Virginia Wheat, a resident at Aldersgate, said she was pleased to see the musicians and to hear their wide breadth of their selections.

“I was glad,” she said. “I knew they were coming … and I just enjoyed it.”

Marie Roberts, MCC’s director of recruiting and campus life, said My College Cares Day included more than 70 locations this year, and by Tuesday afternoon participation had risen to about 1,500 people, including MCC’s students, faculty and various staff members all offering their volunteer services throughout the community.

Roberts said the purpose of the day was twofold.

“On the one hand, it gives the college an opportunity to give back to the area we represent,” she said. “On the other hand, volunteering is as much of a growing experience for the person who does it as for the person who receives it. It’s another example of active learning.”
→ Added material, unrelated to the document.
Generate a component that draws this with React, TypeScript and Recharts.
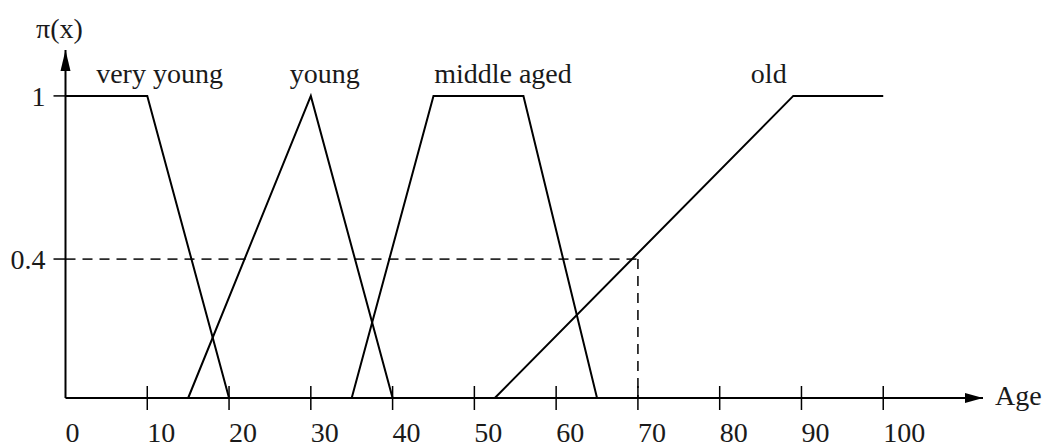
import React from 'react';
import { LineChart, Line, XAxis, YAxis, ReferenceLine, ReferenceDot } from 'recharts';

// Membership functions (age -> membership degree)
const veryYoungAge = [0, 10, 20];
const veryYoungMu = [1, 1, 0];
const youngAge = [15, 30, 40];
const youngMu = [0, 1, 0];
const middleAgedAge = [35, 45, 56, 65];
const middleAgedMu = [0, 1, 1, 0];
const oldAge = [52.5, 89, 100];
const oldMu = [0, 1, 1];

const seriesNames = ['very young', 'young', 'middle aged', 'old'];
const seriesLabelAge = [11.5, 31.7, 53.5, 86];

const xTicks = [0, 10, 20, 30, 40, 50, 60, 70, 80, 90, 100];
const yTicks = [0.46, 1];
const yTickLabels = ['0.4', '1'];

const cutAge = 70;
const cutLevel = 0.46;

const xMax = 112.2;
const yMax = 1.152;

const xAxisTitle = 'Age';
const yAxisTitle = 'π(x)';

const FONT = "'Liberation Serif', 'DejaVu Serif', serif";
const TEXT = '#1a1a1a';

const toPoints = (ages: number[], mus: number[]) => ages.map((a, i) => ({ age: a, mu: mus[i] }));

const series = [
  toPoints(veryYoungAge, veryYoungMu),
  toPoints(youngAge, youngMu),
  toPoints(middleAgedAge, middleAgedMu),
  toPoints(oldAge, oldMu),
];

const XTick = (props: any) => {
  const { x, y, payload } = props;
  return (
    <g>
      {payload.value !== 0 && (
        <line x1={x} y1={y - 12} x2={x} y2={y + 12} stroke="#000" strokeWidth={1.5} />
      )}
      <text x={x} y={y + 44} textAnchor="start" fontSize={28} fontFamily={FONT} fill={TEXT}>
        {payload.value}
      </text>
    </g>
  );
};

const UpArrow = (props: any) => {
  const { cx, cy } = props;
  return <path d={`M${cx},${cy} L${cx - 5},${cy + 21} L${cx + 5},${cy + 21} Z`} fill="#000" />;
};

const RightArrow = (props: any) => {
  const { cx, cy } = props;
  return <path d={`M${cx},${cy} L${cx - 18},${cy - 5} L${cx - 18},${cy + 5} Z`} fill="#000" />;
};

export default function App() {
  return (
    <div style={{ position: 'absolute', left: 0, top: 0, width: 1046, height: 448, background: '#fff' }}>
      <LineChart width={1046} height={448} margin={{ top: 50, right: 63, bottom: 0, left: 5.5 }}>
        <XAxis
          type="number"
          dataKey="age"
          domain={[0, xMax]}
          ticks={xTicks}
          interval={0}
          height={50}
          tickSize={0}
          tickMargin={0}
          tickLine={false}
          axisLine={{ stroke: '#000', strokeWidth: 2 }}
          tick={<XTick />}
        />
        <YAxis
          type="number"
          dataKey="mu"
          domain={[0, yMax]}
          ticks={yTicks}
          interval={0}
          width={60}
          tickSize={12}
          tickMargin={8}
          axisLine={{ stroke: '#000', strokeWidth: 2 }}
          tickLine={{ stroke: '#000', strokeWidth: 1.5 }}
          tick={{ fontSize: 28, fill: TEXT, fontFamily: FONT }}
          tickFormatter={(v: number) => yTickLabels[yTicks.indexOf(v)] ?? String(v)}
        />
        <ReferenceLine
          segment={[{ x: 0, y: cutLevel }, { x: cutAge, y: cutLevel }]}
          stroke="#2a2a2a"
          strokeWidth={1.8}
          strokeDasharray="10 7"
          ifOverflow="visible"
        />
        <ReferenceLine
          segment={[{ x: cutAge, y: cutLevel }, { x: cutAge, y: 0 }]}
          stroke="#2a2a2a"
          strokeWidth={1.8}
          strokeDasharray="10 7"
          ifOverflow="visible"
        />
        {series.map((pts, i) => (
          <Line
            key={seriesNames[i]}
            data={pts}
            dataKey="mu"
            name={seriesNames[i]}
            type="linear"
            stroke="#000"
            strokeWidth={2}
            dot={false}
            activeDot={false}
            isAnimationActive={false}
          />
        ))}
        {seriesNames.map((name, i) => (
          <ReferenceDot
            key={'lbl-' + name}
            x={seriesLabelAge[i]}
            y={1}
            r={0}
            fill="none"
            stroke="none"
            ifOverflow="visible"
            label={{ value: name, position: 'top', offset: 13, fontSize: 28, fill: TEXT, fontFamily: FONT }}
          />
        ))}
        <ReferenceDot
          x={0}
          y={yMax}
          r={0}
          ifOverflow="visible"
          shape={<UpArrow />}
          label={{ value: yAxisTitle, position: 'top', offset: 12, dx: -6, fontSize: 28, fill: TEXT, fontFamily: FONT }}
        />
        <ReferenceDot
          x={xMax}
          y={0}
          r={0}
          ifOverflow="visible"
          shape={<RightArrow />}
          label={{ value: xAxisTitle, position: 'right', offset: 12, dy: -3, fontSize: 28, fill: TEXT, fontFamily: FONT }}
        />
      </LineChart>
    </div>
  );
}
She noted a host of different kinds of sites where members of the MCC community served on Tuesday, including elementary schools, parks, special needs camps, animal shelters and other organizations where volunteering could play key roles. She said, too, that there were two special “Random Acts of Kindness” teams operating this year. She said one team assembled supplies for people enduring homelessness, and another brought lunch and other items to law enforcement officers.

Roberts said the college conducted a version of My College Cares Day in the 1990s, but then it fell away for a time.

“We brought it back in 2014,” she said.

A drive through the area at various times of the day on Tuesday might have turned up MCC members at all sorts of locations.

Becky Pierce, a Workforce Development receptionist, was with a group of MCC community members planting, weeding and doing other tasks outside the Meridian-Lauderdale County Public Library.

“We planted fall flowers and mulched the flower beds,” Pierce said. “The library provided the material, and we’re doing the labor.”

Pete Willis, who works in the MCC business office, was helping out upstairs in the Hope Village Thrift Store on Tuesday with another group of MCC community members.

“We’re trying to get the Hope Village Thrift (Store) geared up for Christmas,” noted Willis, who said he also works with property control and energy management at MCC. “We are making wreaths and Christmas decorations for them to sell in the shop.”

Willis emphasized the importance of the Hope Village’s mission in helping children.

“It gives them an opportunity to be successful,” he said.

Patricia Garnett, manager of the Hope Village Thrift Store, stressed the importance of volunteer work, especially as the holidays approach.

“We have mounds of donations that come in,” she said, noting that the volunteer work takes a burden from the store staff members. Other volunteers, she said, are also welcome.

“Volunteers are very helpful around this season,” she said.